A family has been protesting outside a funeral home in Toledo, Ohio, after they were told a parttime employee sexually assaulted their loved one's corpse. They want the place shut down.
"I'm having nightmares about it," her mother, Ann Lemprecht, told WTVG. "I can't imagine someone touching my daughter."
Brenda Shular-Cameron (pictured), a 51-year-old Chrysler employee, who loved horseback riding, camping and anything outdoors, died of multiple organ failure at a hospice in Northwest Ohio earlier this month, reports The Toledo Blade. She was taken to the H.H. Birkenkamp Funeral Home, which has been caring for the deceased for over 150 years.
Soon after, the funeral home manager, Susan Birkencamp, met with Shular-Cameron's two children, Marc Nail and Amber Thebeau-Tunison. She told them their mother's body had been "mistreated," Nail told The Blade, and that another employee had witnessed his coworker Lawrence Clement "fondling" the corpse. If they didn't go to the police, and thus make the incident public record, Birkencamp allegedly said, she would dismiss the $11,000 cost of the funeral services.

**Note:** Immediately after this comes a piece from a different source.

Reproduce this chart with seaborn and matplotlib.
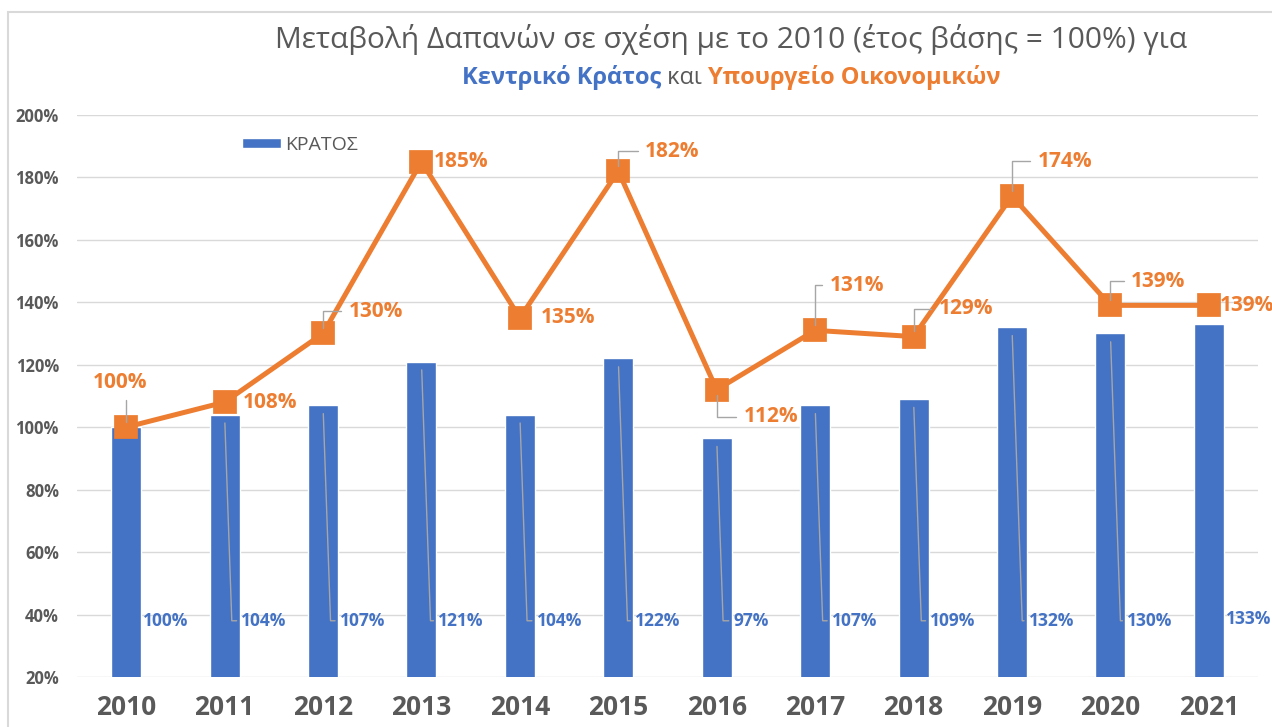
import matplotlib
matplotlib.use("Agg")
import matplotlib.pyplot as plt
import seaborn as sns
import numpy as np
import pandas as pd
from matplotlib.patches import Rectangle

years = ["2010", "2011", "2012", "2013", "2014", "2015",
         "2016", "2017", "2018", "2019", "2020", "2021"]
kratos = [100, 104, 107, 121, 104, 122, 96.5, 107, 109, 132, 130, 133]
kratos_labels = ["100%", "104%", "107%", "121%", "104%", "122%",
                 "97%", "107%", "109%", "132%", "130%", "133%"]
ministry = [100, 108, 130, 185, 135, 182, 112, 131, 129, 174, 139, 139]
ministry_labels = ["100%", "108%", "130%", "185%", "135%", "182%",
                   "112%", "131%", "129%", "174%", "139%", "139%"]

BLUE = "#4472C4"
ORANGE = "#ED7D31"
GREY_TXT = "#595959"
GRID = "#d9d9d9"

sns.set_theme(style="white")
plt.rcParams["font.family"] = ["Open Sans", "DejaVu Sans"]

df = pd.DataFrame({"year": years, "kratos": kratos, "ministry": ministry})

fig = plt.figure(figsize=(12.72, 7.27), dpi=100)
ax = fig.add_axes([0.0605, 0.0688, 0.9285, 0.7732])

sns.barplot(data=df, x="year", y="kratos", color=BLUE, width=0.305,
            saturation=1, ax=ax, label="ΚΡΑΤΟΣ", zorder=2)
sns.pointplot(data=df, x="year", y="ministry", color=ORANGE, markers="s",
              markersize=15, linewidth=3.6, ax=ax, zorder=4)

ax.set_ylim(20, 200)
ax.set_xlim(-0.5, 11.5)
ax.set_yticks(np.arange(20, 201, 20))
ax.set_yticklabels([f"{v}%" for v in range(20, 201, 20)])
ax.yaxis.grid(True, color=GRID, lw=1, zorder=0)
ax.set_axisbelow(True)
for s in ax.spines.values():
    s.set_visible(False)
ax.set_xlabel("")
ax.set_ylabel("")
ax.tick_params(axis="y", length=0, pad=13, labelsize=12, labelcolor=GREY_TXT)
ax.tick_params(axis="x", length=0, pad=12, labelsize=19, labelcolor=GREY_TXT)
for t in ax.get_yticklabels() + ax.get_xticklabels():
    t.set_fontweight("bold")

# bar labels with grey leader lines (first and last sit right next to the bar)
last = len(kratos) - 1
for i, (v, lab) in enumerate(zip(kratos, kratos_labels)):
    if i in (0, last):
        ax.text(i + 0.17, 38.5 if i == last else 38, lab, color=BLUE,
                fontsize=12.5, fontweight="bold", va="center", ha="left", zorder=5)
        continue
    ax.annotate(lab, xy=(i, v), xytext=(i + 0.17, 38),
                color=BLUE, fontsize=12.5, fontweight="bold", va="center", ha="left",
                arrowprops=dict(arrowstyle="-", color="#a6a6a6", lw=1,
                                connectionstyle="angle,angleA=0,angleB=92,rad=0",
                                shrinkA=1, shrinkB=6), zorder=5)

# line labels (pixel offsets from marker)
offsets = [(-6, 45), (45, 0), (53, 22), (40, 0), (48, 0), (54, 20),
           (54, -27), (42, 45), (52, 28), (53, 35), (48, 24), (38, 0)]
for i, (v, lab) in enumerate(zip(ministry, ministry_labels)):
    dx, dy = offsets[i]
    kw = {}
    if dy != 0:
        kw["arrowprops"] = dict(arrowstyle="-", color="#a6a6a6", lw=1,
                                connectionstyle="angle,angleA=180,angleB=90,rad=0",
                                shrinkA=3, shrinkB=4)
    ax.annotate(lab, xy=(i, v), xytext=(dx, dy), textcoords="offset pixels",
                color=ORANGE, fontsize=15, fontweight="bold", ha="center",
                va="center", zorder=6, annotation_clip=False, **kw)

ax.legend(loc="center left", bbox_to_anchor=(0.125, 0.947), frameon=False,
          fontsize=14, handlelength=2.0, handleheight=0.45, handletextpad=0.2,
          labelcolor=GREY_TXT)

# titles
fig.text(0.575, 0.946, "Μεταβολή Δαπανών σε σχέση με το 2010 (έτος βάσης = 100%) για",
         ha="center", va="center", fontsize=21.5, color=GREY_TXT)

parts = [("Κεντρικό Κράτος", BLUE, "bold"), (" και ", GREY_TXT, "normal"),
         ("Υπουργείο Οικονομικών", ORANGE, "bold")]
renderer = fig.canvas.get_renderer()
texts = []
for s, c, w in parts:
    t = fig.text(0.0, 0.893, s, color=c, fontweight=w, fontsize=17,
                 ha="left", va="center")
    texts.append(t)
widths = [t.get_window_extent(renderer).width / fig.bbox.width for t in texts]
start = 0.575 - sum(widths) / 2
for t, w in zip(texts, widths):
    t.set_x(start)
    start += w

# outer frame
fig.patches.append(Rectangle((8 / 1272, -0.05), 1.1, 1 - 12 / 727 + 0.05,
                             transform=fig.transFigure, fill=False,
                             edgecolor=GRID, lw=1.5))

fig.savefig("out.png", dpi=100)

Lisa Marshall, a spokeswoman for the funeral home, disagreed with that description of events and said that if the business was interested in covering up the story, it wouldn't have even told the family about the alleged abuse. Marshall wouldn't tell The Blade whether 57-year-old Clement, who is employed part-time and is not a licensed funeral director or embalmer, had regular contact with corpses at the facility.
The funeral home fired Clement, and contacted the Ohio Board of Embalmers and Funeral Directors, which oversees the state's funeral homes. A police investigation followed.

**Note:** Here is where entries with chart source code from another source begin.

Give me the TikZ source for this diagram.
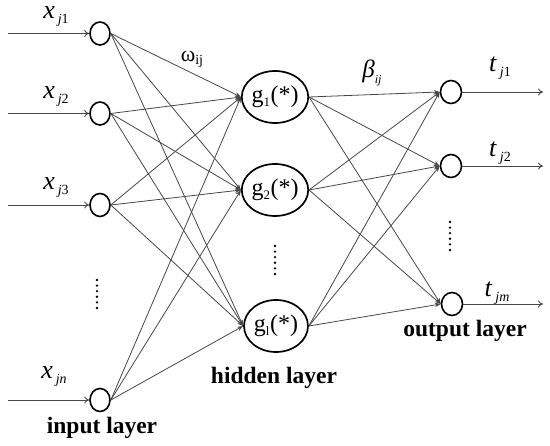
\documentclass[tikz,border=0pt]{standalone}
\usepackage{fontspec}
\setmainfont{Liberation Serif}
\usetikzlibrary{shapes.geometric,arrows.meta}
\newcommand{\vsub}[2]{\textit{#1}\hspace{3pt}\raisebox{-5pt}{\fontsize{14}{14}\selectfont #2}}
\begin{document}
\begin{tikzpicture}[x=1pt,y=-1pt,
  inn/.style={ellipse, draw, line width=1.6pt, minimum width=20pt, minimum height=23pt, inner sep=0pt},
  outn/.style={ellipse, draw, line width=1.6pt, minimum width=21pt, minimum height=23pt, inner sep=0pt},
  hid/.style={ellipse, draw, line width=1.7pt, minimum width=64pt, minimum height=52pt, inner sep=0pt, font=\fontsize{24}{24}\selectfont},
  conn/.style={draw=black!72, line width=0.8pt, -{Stealth[length=6pt,width=4.5pt]}},
  ioarr/.style={draw=black!72, line width=0.9pt, -{To[length=5pt,width=7pt]}},
  lbl/.style={inner sep=0pt, font=\fontsize{26}{26}\selectfont},
  layer/.style={inner sep=0pt, font=\fontsize{23.5}{23.5}\selectfont\bfseries},
  vdots/.style={inner sep=0pt}
]
\useasboundingbox (0,0) rectangle (550,446);
% input layer
\node[inn] (i1) at (100,33.5) {};
\node[inn] (i2) at (100,113.5) {};
\node[inn] (i3) at (100,205) {};
\node[inn] (in) at (100,400) {};
% hidden layer
\node[hid] (h1) at (275,97) {g\textsubscript{\fontsize{13}{13}\selectfont 1}(*)};
\node[hid] (h2) at (275,190) {g\textsubscript{\fontsize{13}{13}\selectfont 2}(*)};
\node[hid] (hl) at (276,326) {g\textsubscript{\fontsize{13}{13}\selectfont l}(*)};
% output layer
\node[outn] (o1) at (451,92) {};
\node[outn] (o2) at (451,166) {};
\node[outn] (om) at (452,304) {};
% input arrows
\coordinate (a1) at (8,33.5);
\coordinate (a2) at (8,113.5);
\coordinate (a3) at (8,205);
\coordinate (an) at (8,400);
\draw[ioarr] (a1) -- (i1.west);
\draw[ioarr] (a2) -- (i2.west);
\draw[ioarr] (a3) -- (i3.west);
\draw[ioarr] (an) -- (in.west);
% output arrows
\coordinate (b1) at (543,92);
\coordinate (b2) at (543,166);
\coordinate (bm) at (543,304);
\draw[ioarr] (o1.east) -- (b1);
\draw[ioarr] (o2.east) -- (b2);
\draw[ioarr] (om.east) -- (bm);
% input -> hidden
\foreach \i in {i1,i2,i3,in}{
  \foreach \h in {h1,h2,hl}{
    \draw[conn] (\i.east) -- (\h.west);
  }
}
% hidden -> output
\foreach \h in {h1,h2,hl}{
  \foreach \o in {o1,o2,om}{
    \draw[conn] (\h.east) -- (\o.west);
  }
}
% labels
\node[lbl] (lx1) at (56,17) {\vsub{x}{\textit{j}1}};
\node[lbl] (lx2) at (56,97) {\vsub{x}{\textit{j}2}};
\node[lbl] (lx3) at (56,188) {\vsub{x}{\textit{j}3}};
\node[lbl] (lxn) at (54,377) {\vsub{x}{\textit{jn}}};
\node[lbl] (lt1) at (500,68) {\vsub{t}{\textit{j}1}};
\node[lbl] (lt2) at (500,153) {\vsub{t}{\textit{j}2}};
\node[lbl] (ltm) at (497,293) {\vsub{t}{\textit{jm}}};
\node[inner sep=0pt, font=\fontsize{22}{22}\selectfont] (lw) at (192,59) {ω\raisebox{-3pt}{\fontsize{14}{14}\selectfont ij}};
\node[inner sep=0pt, font=\fontsize{25}{25}\selectfont] (lb) at (372,73) {\textit{β}\raisebox{-6pt}{\fontsize{12}{12}\selectfont\textit{ij}}};
% dots
\foreach \k in {0,...,5}{
  \fill (97,280+\k*5.6) circle (1.3pt);
  \fill (275,246+\k*5.6) circle (1.3pt);
  \fill (450,222+\k*5.6) circle (1.3pt);
}
% layer names
\node[layer] (L1) at (102,428) {input layer};
\node[layer] (L2) at (274,378) {hidden layer};
\node[layer] (L3) at (465,331) {output layer};
\end{tikzpicture}
\end{document}
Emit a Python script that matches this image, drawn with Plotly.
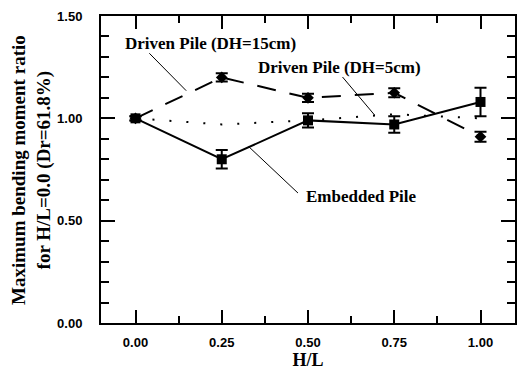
import plotly.graph_objects as go

# H/L positions of the tests
h_over_l = [0.0, 0.25, 0.50, 0.75, 1.00]

# Maximum bending moment ratio, normalised by the H/L=0.0 case
embedded = [1.00, 0.80, 0.99, 0.97, 1.08]
embedded_err = [0.01, 0.045, 0.035, 0.04, 0.07]

driven_15 = [1.00, 1.20, 1.10, 1.125, 0.91]
driven_15_err = [0.01, 0.02, 0.02, 0.022, 0.025]

driven_5 = [1.00, 0.97, 0.99, 1.02, 1.00]

x_ticks = [0.0, 0.25, 0.50, 0.75, 1.00]
x_ticktext = ["0.00", "0.25", "0.50", "0.75", "1.00"]
y_ticks = [0.0, 0.5, 1.0, 1.5]
y_ticktext = ["0.00", "0.50", "1.00", "1.50"]

SERIF = "Liberation Serif, Times New Roman, serif"
SANS = "Liberation Sans, Arial, sans-serif"


def serif_font(size):
    return dict(family=SERIF, size=size, color="black", weight="bold")


fig = go.Figure()

fig.add_trace(go.Scatter(
    x=h_over_l, y=driven_5, mode="lines",
    line=dict(color="black", width=2, dash="2px,15px"),
    name="Driven Pile (DH=5cm)", showlegend=False,
))

fig.add_trace(go.Scatter(
    x=h_over_l, y=driven_15, mode="lines+markers",
    line=dict(color="black", width=2, dash="19px,14px"),
    marker=dict(symbol="diamond", size=9, color="black"),
    error_y=dict(type="data", array=driven_15_err, color="black",
                 thickness=2, width=6),
    name="Driven Pile (DH=15cm)", showlegend=False,
))

fig.add_trace(go.Scatter(
    x=h_over_l, y=embedded, mode="lines+markers",
    line=dict(color="black", width=2),
    marker=dict(symbol="square", size=10, color="black"),
    error_y=dict(type="data", array=embedded_err, color="black",
                 thickness=2, width=6),
    name="Embedded Pile", showlegend=False,
))

# series labels with thin leader lines
labels = [
    ("Driven Pile (DH=15cm)", 0.218, 1.368, (0.04, 1.318), (0.147, 1.135)),
    ("Driven Pile (DH=5cm)", 0.59, 1.246, (0.60, 1.202), (0.693, 1.016)),
    ("Embedded Pile", 0.655, 0.62, (0.471, 0.635), (0.328, 0.862)),
]
for text, tx, ty, p0, p1 in labels:
    fig.add_annotation(x=tx, y=ty, xref="x", yref="y", text=text,
                       showarrow=False, font=serif_font(17),
                       xanchor="center", yanchor="middle")
    fig.add_shape(type="line", xref="x", yref="y",
                  x0=p0[0], y0=p0[1], x1=p1[0], y1=p1[1],
                  line=dict(color="black", width=1))

# two-line y-axis title
fig.add_annotation(
    x=-0.168, y=0.5, xref="paper", yref="paper",
    text="Maximum bending moment ratio<br>for H/L=0.0 (Dr=61.8%)",
    textangle=-90, showarrow=False, font=serif_font(19),
    xanchor="center", yanchor="middle",
)

tick_font = dict(family=SANS, size=13, color="black", weight="bold")

fig.update_xaxes(
    range=[-0.1, 1.1], tickvals=x_ticks, ticktext=x_ticktext,
    ticks="inside", ticklen=13, tickwidth=1.5, tickcolor="black",
    minor=dict(dtick=0.125, tick0=0, ticks="inside", ticklen=7,
               tickwidth=1.5, tickcolor="black"),
    showline=True, linewidth=2, linecolor="black", mirror="ticks",
    showgrid=False, zeroline=False, tickfont=tick_font,
    ticklabelstandoff=6,
    title=dict(text="H/L", font=serif_font(18), standoff=2),
)
fig.update_yaxes(
    range=[0, 1.5], tickvals=y_ticks, ticktext=y_ticktext,
    ticks="inside", ticklen=14, tickwidth=1.5, tickcolor="black",
    minor=dict(dtick=0.1, tick0=0, ticks="inside", ticklen=8,
               tickwidth=1.5, tickcolor="black"),
    showline=True, linewidth=2, linecolor="black", mirror="ticks",
    showgrid=False, zeroline=False, tickfont=tick_font,
    ticklabelstandoff=14,
)

fig.update_layout(
    width=519, height=371,
    margin=dict(l=101, r=2, t=16, b=48),
    paper_bgcolor="white", plot_bgcolor="white",
)

fig.write_html("out.html")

Clement, who does not appear to have a criminal past, soon gave himself up to authorities, and was arraigned on the federal charge of abusing a corpse. He paid his $50,000 bond, and is now waiting for a grand jury. He should be indicted early this week.
"We can't even bury her now," her mother, Anne Lamprecht, told The Blade. "We can't make funeral arrangements. We don't know if the police will hold her body. She didn't deserve this. None of the family deserved this."
But Shular-Cameron was buried, a week later than planned, at a different Toledo funeral home.
This isn't the first time these charges have besmirched the name of the H.H. Birkenkamp Funeral Home. Twenty-four years ago, two former employees were found guilty of gross abuse of a corpse. One was sentenced to a year in prison, and the other was given limited immunity as part of a plea bargain.
"I want Birkencamp out of business," Ann told WTVG. "This has happened before, and it continues to happen, unless people do something about it. We have to inform the public so that the public knows what's going on."
If the Ohio Board of Embalmers and Funeral Directors find the charges to be valid, they could revoke the license of the home or its director. They can't discipline Clement himself, because he's unlicensed. But the courts can.